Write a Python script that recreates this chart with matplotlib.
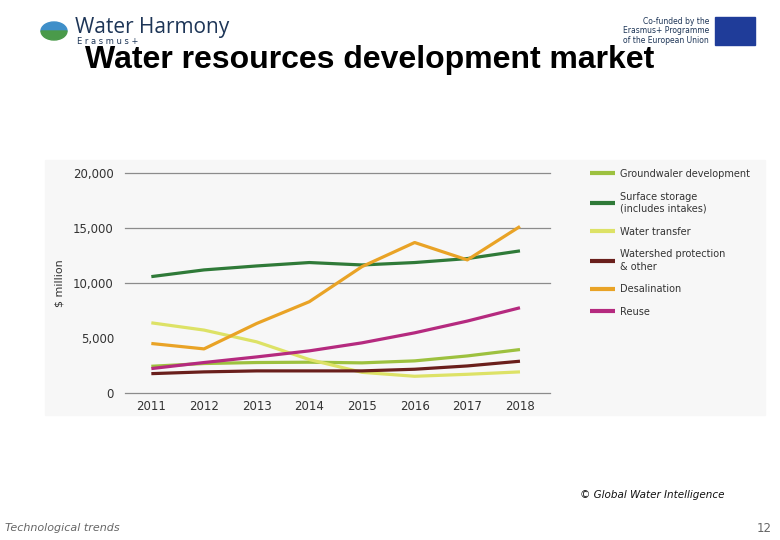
import matplotlib.pyplot as plt
from matplotlib.patches import Rectangle, Wedge

years = [2011, 2012, 2013, 2014, 2015, 2016, 2017, 2018]
groundwater = [2430, 2680, 2770, 2800, 2740, 2920, 3370, 3950]
surface = [10580, 11190, 11550, 11860, 11640, 11860, 12220, 12920]
transfer = [6380, 5720, 4650, 3040, 1880, 1520, 1700, 1920]
watershed = [1760, 1920, 2010, 2010, 2010, 2160, 2460, 2890]
desal = [4500, 4010, 6320, 8300, 11490, 13680, 12100, 15140]
reuse = [2220, 2770, 3280, 3830, 4560, 5470, 6540, 7750]

series = [
    ("Groundwaler development", groundwater, "#9dc13f"),
    ("Surface storage\n(includes intakes)", surface, "#2f7a38"),
    ("Water transfer", transfer, "#dde266"),
    ("Watershed protection\n& other", watershed, "#6a1f1c"),
    ("Desalination", desal, "#e9a326"),
    ("Reuse", reuse, "#b52a7f"),
]
yticks = [0, 5000, 10000, 15000, 20000]
grid_at = [0, 10000, 15000, 20000]

fig = plt.figure(figsize=(7.8, 5.4), dpi=100)
fig.patch.set_facecolor("white")

# light panel behind the chart picture
fig.patches.append(Rectangle((45 / 780, 1 - 415 / 540), 720 / 780, 255 / 540,
                             transform=fig.transFigure, color="#f7f7f7", zorder=-5))

ax = fig.add_axes([125 / 780, 1 - 393 / 540, 425 / 780, 220 / 540])
ax.set_zorder(2)
ax.set_facecolor("none")
for y in grid_at:
    ax.axhline(y, color="#8c8c8c", lw=0.9, zorder=1, clip_on=False)
lines = []
for name, vals, col in series:
    ln, = ax.plot(years, vals, color=col, lw=2.3, solid_capstyle="butt", zorder=3)
    lines.append(ln)
ax.set_xlim(2010.5, 2018.57)
ax.set_ylim(0, 20000)
ax.set_yticks(yticks)
ax.set_yticklabels(["{:,}".format(v) for v in yticks])
ax.set_xticks(years)
for s in ax.spines.values():
    s.set_visible(False)
ax.tick_params(length=0, labelsize=8.5, colors="#333333", pad=5)
ax.tick_params(axis="y", pad=8)
ax.set_ylabel(r"\$ million", fontsize=8, color="#333333", labelpad=6)

leg = fig.legend(lines, [s[0] for s in series], loc="upper left",
                 bbox_to_anchor=(586 / 780, 1 - 165 / 540), frameon=False,
                 fontsize=7, handlelength=2.6, handletextpad=0.5, labelspacing=1.3,
                 borderaxespad=0)
for t in leg.get_texts():
    t.set_color("#333333")
    t.set_linespacing(1.3)
for h in leg.get_lines():
    h.set_linewidth(3)

# title
fig.text(85 / 780, 1 - 60 / 540, "Water resources development market", fontsize=23,
         family="Liberation Sans", weight="bold", va="center", ha="left", color="black")

# logo left
fig.patches.append(Wedge((54 / 780, 1 - 31 / 540), 13 / 780, 0, 180,
                         transform=fig.transFigure, color="#3f8fc9"))
fig.patches.append(Wedge((54 / 780, 1 - 31 / 540), 13 / 780, 180, 360,
                         transform=fig.transFigure, color="#4a9a4a"))
fig.text(75 / 780, 1 - 28 / 540, "Water Harmony", fontsize=15, color="#1d3557",
         family="Open Sans", va="center")
fig.text(77 / 780, 1 - 42 / 540, "E r a s m u s +", fontsize=6, color="#1d3557", va="center")

# EU block right
fig.text(709 / 780, 1 - 31 / 540, "Co-funded by the\nErasmus+ Programme\nof the European Union",
         fontsize=5.5, color="#1d3557", ha="right", va="center", linespacing=1.1)
fig.patches.append(Rectangle((715 / 780, 1 - 45 / 540), 40 / 780, 28 / 540,
                             transform=fig.transFigure, color="#1f3c99"))

# footer
fig.text(725 / 780, 1 - 495 / 540, "\u00a9 Global Water Intelligence", fontsize=7.5,
         style="italic", ha="right", va="center", color="#111111")
fig.text(5 / 780, 1 - 528 / 540, "Technological trends", fontsize=8, style="italic",
         ha="left", va="center", color="#666666")
fig.text(772 / 780, 1 - 528 / 540, "12", fontsize=8.5, ha="right", va="center", color="#666666")

fig.savefig("out.png", dpi=100)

* WHAT IS EXPECTED:
Read the data above and pull out each line that holds the string "matplotlib".

* OUTPUT FOR THIS EXERCISE:
Write a Python script that recreates this chart with matplotlib.
import matplotlib.pyplot as plt
from matplotlib.patches import Rectangle, Wedge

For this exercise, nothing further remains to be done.